Does anyone have an idea of what im doing wrong?
The fieldType looks like this:
<fieldType name="stringD" class="solr.TextField" sortMissingLast="true" omitNorms="false">
<analyzer>
<tokenizer class="solr.KeywordTokenizerFactory"/>
<filter class="solr.PatternReplaceFilterFactory" pattern="([-])" replacement="." replace="all" />
</analyzer>
</fieldType>
Here is a link to a screenshot showing the behavior in all its glory, the top part is from the core that did the full-import.
So my first answer goes to my first question here ;)
When initially setting this core up an import-query like this was used.
SELECT * FROM [TABLE]
and then the fields were mapped like this in the data-import-handler.
<field column="ENDTIME" name="ENDTIME" />
When the Solr started to convert the content of the [ENDTIME] (datetime2) column in SQL to a date, this was added to the import-query.

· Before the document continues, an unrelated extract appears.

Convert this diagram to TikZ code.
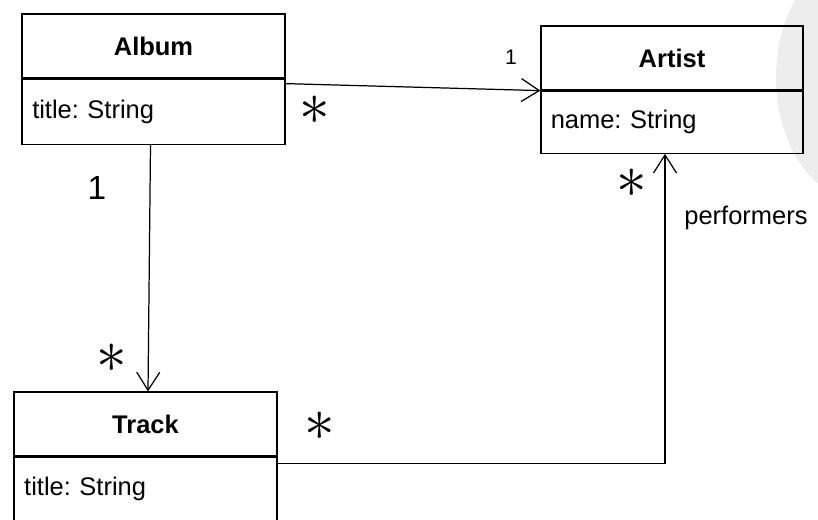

CAST(CAST(ENDTIME as datetime2(0)) as varchar(100)) as ENDTIMESTR
to force the correct format from SQL: 2008-10-18 17:16:31.0
.
The data-import-handler mapping was also changed to the following:
<field column="ENDTIMESTR" name="ENDTIME" />
Because of this, both [ENDTIME] and [ENDTIMESTR] came from SQL into the data-import-handler and somehow Solr was only able to use the correct field/fieldType on the core which initiated the full-import. When replicating the field to the other cores Solr seems to have looked at the original [ENDTIME] column (only existing in the data-import-handler during a full/delta-import, remember SELECT * FROM [TABLE]

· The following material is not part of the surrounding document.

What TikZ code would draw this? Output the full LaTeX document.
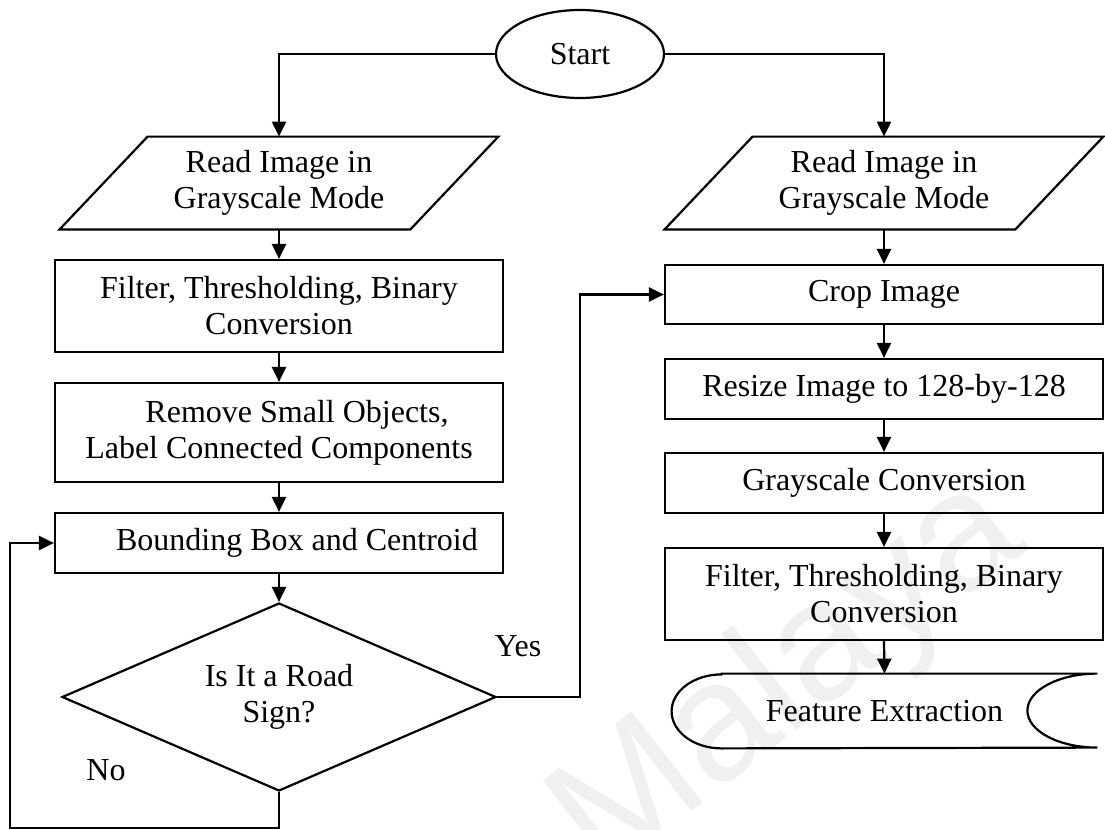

). ENDTIME in the Solr-schema was a TextField all along.
SOLUTION: Removing the *
and instead explicitly define all fields in the full/delta-queries with [ENDTIME] looking like this CAST(CAST(ENDTIME as datetime2(0)) as varchar(100)) as ENDTIME
.
Everything now behaves as intended. I guess there's a bug in the data-import-handler mapping somewhere but my configuration wasn't really the best either.
Hope this can help someone else out on a slippery-Solr-slope!